### The task
Restate all the material verbatim, except for the pictures.

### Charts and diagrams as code
....

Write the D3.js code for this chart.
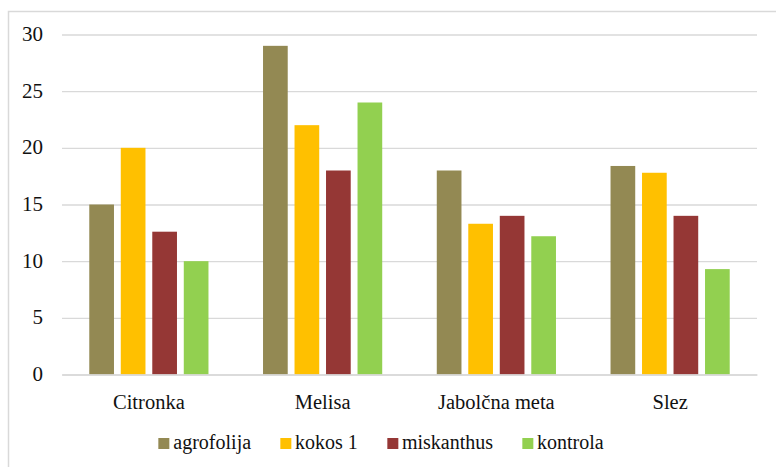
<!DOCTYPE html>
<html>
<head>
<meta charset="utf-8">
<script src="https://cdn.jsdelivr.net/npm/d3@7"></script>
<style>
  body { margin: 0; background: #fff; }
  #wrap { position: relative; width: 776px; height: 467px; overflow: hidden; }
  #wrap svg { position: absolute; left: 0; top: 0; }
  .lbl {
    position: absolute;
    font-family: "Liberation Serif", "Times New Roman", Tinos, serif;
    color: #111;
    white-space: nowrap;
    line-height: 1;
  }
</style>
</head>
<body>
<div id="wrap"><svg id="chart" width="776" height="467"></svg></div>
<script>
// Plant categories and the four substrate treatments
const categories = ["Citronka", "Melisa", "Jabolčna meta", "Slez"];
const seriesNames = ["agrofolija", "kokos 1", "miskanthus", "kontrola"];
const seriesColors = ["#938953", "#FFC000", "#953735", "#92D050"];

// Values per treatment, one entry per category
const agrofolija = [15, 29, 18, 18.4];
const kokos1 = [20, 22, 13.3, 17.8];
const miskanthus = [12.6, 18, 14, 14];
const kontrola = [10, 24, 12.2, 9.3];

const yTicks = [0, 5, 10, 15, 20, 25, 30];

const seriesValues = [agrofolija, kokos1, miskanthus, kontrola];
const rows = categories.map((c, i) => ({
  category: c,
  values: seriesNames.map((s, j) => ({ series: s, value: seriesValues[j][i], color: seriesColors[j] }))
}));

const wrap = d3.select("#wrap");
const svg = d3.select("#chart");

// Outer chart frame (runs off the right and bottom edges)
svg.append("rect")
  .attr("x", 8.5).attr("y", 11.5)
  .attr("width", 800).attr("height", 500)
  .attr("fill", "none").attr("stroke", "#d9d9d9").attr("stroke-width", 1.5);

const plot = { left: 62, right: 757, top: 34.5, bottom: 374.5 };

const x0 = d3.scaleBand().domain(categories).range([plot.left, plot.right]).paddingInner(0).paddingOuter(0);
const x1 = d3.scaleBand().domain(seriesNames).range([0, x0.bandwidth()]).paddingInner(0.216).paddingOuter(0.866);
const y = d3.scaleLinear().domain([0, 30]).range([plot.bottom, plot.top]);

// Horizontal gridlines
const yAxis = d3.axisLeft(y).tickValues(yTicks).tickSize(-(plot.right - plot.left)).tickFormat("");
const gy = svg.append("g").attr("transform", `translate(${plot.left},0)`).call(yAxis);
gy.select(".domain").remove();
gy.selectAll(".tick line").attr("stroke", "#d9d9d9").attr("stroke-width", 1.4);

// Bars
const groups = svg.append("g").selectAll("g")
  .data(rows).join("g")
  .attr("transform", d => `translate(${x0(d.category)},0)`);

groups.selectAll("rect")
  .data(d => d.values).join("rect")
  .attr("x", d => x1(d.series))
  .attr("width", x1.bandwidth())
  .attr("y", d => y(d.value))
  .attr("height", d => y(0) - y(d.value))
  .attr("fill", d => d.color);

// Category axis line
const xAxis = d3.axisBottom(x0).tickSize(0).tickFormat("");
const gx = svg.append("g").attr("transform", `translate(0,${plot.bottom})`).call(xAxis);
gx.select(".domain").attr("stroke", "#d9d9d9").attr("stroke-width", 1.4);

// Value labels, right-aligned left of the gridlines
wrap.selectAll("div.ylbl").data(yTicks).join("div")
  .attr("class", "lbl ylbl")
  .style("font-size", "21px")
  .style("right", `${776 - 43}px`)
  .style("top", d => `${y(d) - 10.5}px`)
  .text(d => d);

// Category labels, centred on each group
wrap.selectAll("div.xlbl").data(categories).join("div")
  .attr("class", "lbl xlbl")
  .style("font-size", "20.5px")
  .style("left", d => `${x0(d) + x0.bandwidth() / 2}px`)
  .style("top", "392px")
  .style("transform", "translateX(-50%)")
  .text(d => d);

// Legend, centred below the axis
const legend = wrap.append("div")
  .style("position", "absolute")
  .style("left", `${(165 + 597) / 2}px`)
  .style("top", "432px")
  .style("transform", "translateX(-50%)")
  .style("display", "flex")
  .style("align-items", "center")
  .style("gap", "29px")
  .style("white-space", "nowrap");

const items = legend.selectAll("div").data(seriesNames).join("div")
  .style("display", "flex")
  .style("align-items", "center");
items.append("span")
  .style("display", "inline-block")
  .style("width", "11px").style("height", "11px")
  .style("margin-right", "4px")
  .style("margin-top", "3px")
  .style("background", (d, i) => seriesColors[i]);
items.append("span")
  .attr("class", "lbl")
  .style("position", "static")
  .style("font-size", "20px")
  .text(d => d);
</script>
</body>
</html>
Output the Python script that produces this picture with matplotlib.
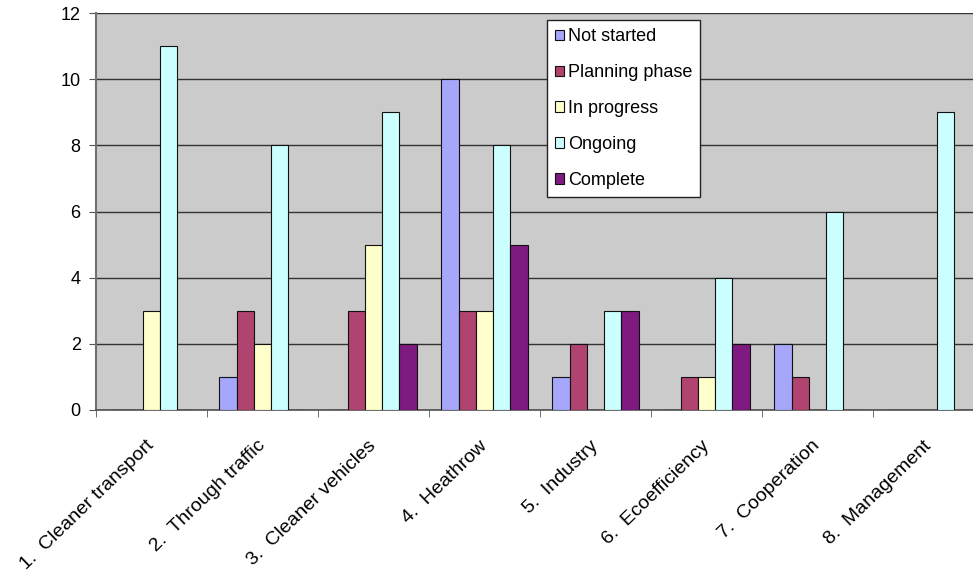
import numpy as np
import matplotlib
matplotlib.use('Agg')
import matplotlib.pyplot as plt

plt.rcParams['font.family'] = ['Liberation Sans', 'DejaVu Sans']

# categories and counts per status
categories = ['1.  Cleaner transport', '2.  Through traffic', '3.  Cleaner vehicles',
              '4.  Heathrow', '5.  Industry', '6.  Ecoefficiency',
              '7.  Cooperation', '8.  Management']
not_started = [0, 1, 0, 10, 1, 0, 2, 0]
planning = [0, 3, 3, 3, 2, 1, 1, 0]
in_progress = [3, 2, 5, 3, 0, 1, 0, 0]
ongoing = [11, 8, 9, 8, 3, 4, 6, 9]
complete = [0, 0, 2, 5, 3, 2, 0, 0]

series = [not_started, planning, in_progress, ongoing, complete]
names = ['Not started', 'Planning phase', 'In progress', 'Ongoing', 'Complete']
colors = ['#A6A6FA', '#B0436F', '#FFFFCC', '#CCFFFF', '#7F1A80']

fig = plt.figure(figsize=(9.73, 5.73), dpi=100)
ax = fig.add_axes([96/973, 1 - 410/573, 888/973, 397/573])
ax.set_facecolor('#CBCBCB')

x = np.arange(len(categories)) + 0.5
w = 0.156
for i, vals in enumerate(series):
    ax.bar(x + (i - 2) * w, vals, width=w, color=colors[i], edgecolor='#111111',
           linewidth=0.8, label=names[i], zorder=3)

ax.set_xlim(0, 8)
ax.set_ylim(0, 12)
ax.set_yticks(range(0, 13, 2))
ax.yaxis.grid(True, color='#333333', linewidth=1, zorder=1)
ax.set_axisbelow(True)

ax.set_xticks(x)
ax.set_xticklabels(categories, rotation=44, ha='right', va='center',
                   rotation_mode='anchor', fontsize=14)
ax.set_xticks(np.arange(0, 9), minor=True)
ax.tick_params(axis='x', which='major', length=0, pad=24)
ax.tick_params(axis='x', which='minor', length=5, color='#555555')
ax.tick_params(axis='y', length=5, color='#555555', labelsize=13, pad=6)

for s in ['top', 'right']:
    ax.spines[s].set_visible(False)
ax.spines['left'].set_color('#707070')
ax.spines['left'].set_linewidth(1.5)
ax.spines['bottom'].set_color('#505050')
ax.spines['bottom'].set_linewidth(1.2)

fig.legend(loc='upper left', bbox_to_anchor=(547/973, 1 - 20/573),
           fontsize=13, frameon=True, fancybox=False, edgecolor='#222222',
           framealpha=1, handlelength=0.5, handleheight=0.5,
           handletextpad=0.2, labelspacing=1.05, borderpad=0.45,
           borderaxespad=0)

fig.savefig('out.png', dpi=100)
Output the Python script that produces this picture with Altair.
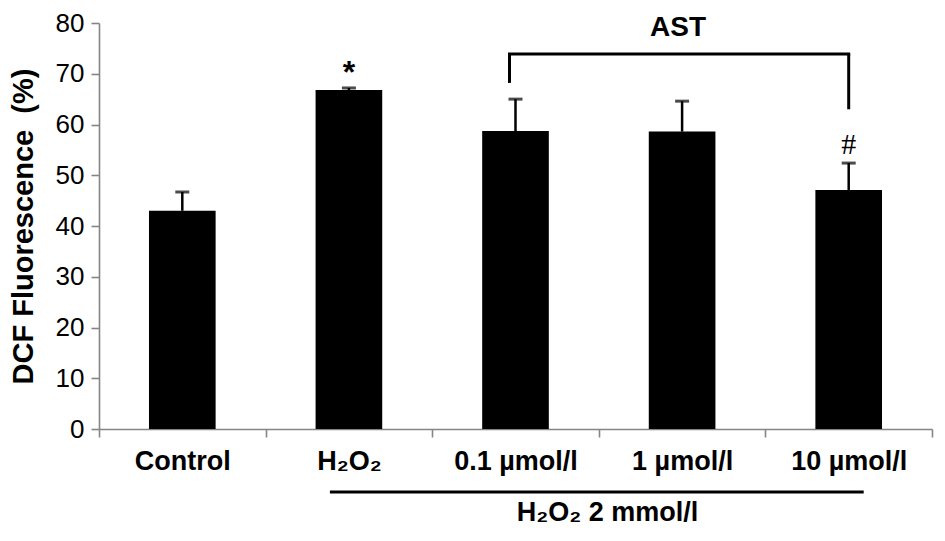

....

### Result of the task
Write the D3.js code for this chart.
<!DOCTYPE html>
<html>
<head>
<meta charset="utf-8">
<script src="https://cdn.jsdelivr.net/npm/d3@7"></script>
<style>
  body { margin: 0; background: #fff; }
  #wrap { position: relative; width: 776px; height: 467px; overflow: hidden; }
  #wrap svg { position: absolute; left: 0; top: 0; }
  .lbl {
    position: absolute;
    font-family: "Liberation Serif", "Times New Roman", Tinos, serif;
    color: #111;
    white-space: nowrap;
    line-height: 1;
  }
</style>
</head>
<body>
<div id="wrap"><svg id="chart" width="776" height="467"></svg></div>
<script>
// Plant categories and the four substrate treatments
const categories = ["Citronka", "Melisa", "Jabolčna meta", "Slez"];
const seriesNames = ["agrofolija", "kokos 1", "miskanthus", "kontrola"];
const seriesColors = ["#938953", "#FFC000", "#953735", "#92D050"];

// Values per treatment, one entry per category
const agrofolija = [15, 29, 18, 18.4];
const kokos1 = [20, 22, 13.3, 17.8];
const miskanthus = [12.6, 18, 14, 14];
const kontrola = [10, 24, 12.2, 9.3];

const yTicks = [0, 5, 10, 15, 20, 25, 30];

const seriesValues = [agrofolija, kokos1, miskanthus, kontrola];
const rows = categories.map((c, i) => ({
  category: c,
  values: seriesNames.map((s, j) => ({ series: s, value: seriesValues[j][i], color: seriesColors[j] }))
}));

const wrap = d3.select("#wrap");
const svg = d3.select("#chart");

// Outer chart frame (runs off the right and bottom edges)
svg.append("rect")
  .attr("x", 8.5).attr("y", 11.5)
  .attr("width", 800).attr("height", 500)
  .attr("fill", "none").attr("stroke", "#d9d9d9").attr("stroke-width", 1.5);

const plot = { left: 62, right: 757, top: 34.5, bottom: 374.5 };

const x0 = d3.scaleBand().domain(categories).range([plot.left, plot.right]).paddingInner(0).paddingOuter(0);
const x1 = d3.scaleBand().domain(seriesNames).range([0, x0.bandwidth()]).paddingInner(0.216).paddingOuter(0.866);
const y = d3.scaleLinear().domain([0, 30]).range([plot.bottom, plot.top]);

// Horizontal gridlines
const yAxis = d3.axisLeft(y).tickValues(yTicks).tickSize(-(plot.right - plot.left)).tickFormat("");
const gy = svg.append("g").attr("transform", `translate(${plot.left},0)`).call(yAxis);
gy.select(".domain").remove();
gy.selectAll(".tick line").attr("stroke", "#d9d9d9").attr("stroke-width", 1.4);

// Bars
const groups = svg.append("g").selectAll("g")
  .data(rows).join("g")
  .attr("transform", d => `translate(${x0(d.category)},0)`);

groups.selectAll("rect")
  .data(d => d.values).join("rect")
  .attr("x", d => x1(d.series))
  .attr("width", x1.bandwidth())
  .attr("y", d => y(d.value))
  .attr("height", d => y(0) - y(d.value))
  .attr("fill", d => d.color);

// Category axis line
const xAxis = d3.axisBottom(x0).tickSize(0).tickFormat("");
const gx = svg.append("g").attr("transform", `translate(0,${plot.bottom})`).call(xAxis);
gx.select(".domain").attr("stroke", "#d9d9d9").attr("stroke-width", 1.4);

// Value labels, right-aligned left of the gridlines
wrap.selectAll("div.ylbl").data(yTicks).join("div")
  .attr("class", "lbl ylbl")
  .style("font-size", "21px")
  .style("right", `${776 - 43}px`)
  .style("top", d => `${y(d) - 10.5}px`)
  .text(d => d);

// Category labels, centred on each group
wrap.selectAll("div.xlbl").data(categories).join("div")
  .attr("class", "lbl xlbl")
  .style("font-size", "20.5px")
  .style("left", d => `${x0(d) + x0.bandwidth() / 2}px`)
  .style("top", "392px")
  .style("transform", "translateX(-50%)")
  .text(d => d);

// Legend, centred below the axis
const legend = wrap.append("div")
  .style("position", "absolute")
  .style("left", `${(165 + 597) / 2}px`)
  .style("top", "432px")
  .style("transform", "translateX(-50%)")
  .style("display", "flex")
  .style("align-items", "center")
  .style("gap", "29px")
  .style("white-space", "nowrap");

const items = legend.selectAll("div").data(seriesNames).join("div")
  .style("display", "flex")
  .style("align-items", "center");
items.append("span")
  .style("display", "inline-block")
  .style("width", "11px").style("height", "11px")
  .style("margin-right", "4px")
  .style("margin-top", "3px")
  .style("background", (d, i) => seriesColors[i]);
items.append("span")
  .attr("class", "lbl")
  .style("position", "static")
  .style("font-size", "20px")
  .text(d => d);
</script>
</body>
</html>
Output the Python script that produces this picture with matplotlib.
import numpy as np
import matplotlib
matplotlib.use('Agg')
import matplotlib.pyplot as plt

plt.rcParams['font.family'] = ['Liberation Sans', 'DejaVu Sans']

# categories and counts per status
categories = ['1.  Cleaner transport', '2.  Through traffic', '3.  Cleaner vehicles',
              '4.  Heathrow', '5.  Industry', '6.  Ecoefficiency',
              '7.  Cooperation', '8.  Management']
not_started = [0, 1, 0, 10, 1, 0, 2, 0]
planning = [0, 3, 3, 3, 2, 1, 1, 0]
in_progress = [3, 2, 5, 3, 0, 1, 0, 0]
ongoing = [11, 8, 9, 8, 3, 4, 6, 9]
complete = [0, 0, 2, 5, 3, 2, 0, 0]

series = [not_started, planning, in_progress, ongoing, complete]
names = ['Not started', 'Planning phase', 'In progress', 'Ongoing', 'Complete']
colors = ['#A6A6FA', '#B0436F', '#FFFFCC', '#CCFFFF', '#7F1A80']

fig = plt.figure(figsize=(9.73, 5.73), dpi=100)
ax = fig.add_axes([96/973, 1 - 410/573, 888/973, 397/573])
ax.set_facecolor('#CBCBCB')

x = np.arange(len(categories)) + 0.5
w = 0.156
for i, vals in enumerate(series):
    ax.bar(x + (i - 2) * w, vals, width=w, color=colors[i], edgecolor='#111111',
           linewidth=0.8, label=names[i], zorder=3)

ax.set_xlim(0, 8)
ax.set_ylim(0, 12)
ax.set_yticks(range(0, 13, 2))
ax.yaxis.grid(True, color='#333333', linewidth=1, zorder=1)
ax.set_axisbelow(True)

ax.set_xticks(x)
ax.set_xticklabels(categories, rotation=44, ha='right', va='center',
                   rotation_mode='anchor', fontsize=14)
ax.set_xticks(np.arange(0, 9), minor=True)
ax.tick_params(axis='x', which='major', length=0, pad=24)
ax.tick_params(axis='x', which='minor', length=5, color='#555555')
ax.tick_params(axis='y', length=5, color='#555555', labelsize=13, pad=6)

for s in ['top', 'right']:
    ax.spines[s].set_visible(False)
ax.spines['left'].set_color('#707070')
ax.spines['left'].set_linewidth(1.5)
ax.spines['bottom'].set_color('#505050')
ax.spines['bottom'].set_linewidth(1.2)

fig.legend(loc='upper left', bbox_to_anchor=(547/973, 1 - 20/573),
           fontsize=13, frameon=True, fancybox=False, edgecolor='#222222',
           framealpha=1, handlelength=0.5, handleheight=0.5,
           handletextpad=0.2, labelspacing=1.05, borderpad=0.45,
           borderaxespad=0)

fig.savefig('out.png', dpi=100)
Output the Python script that produces this picture with Altair.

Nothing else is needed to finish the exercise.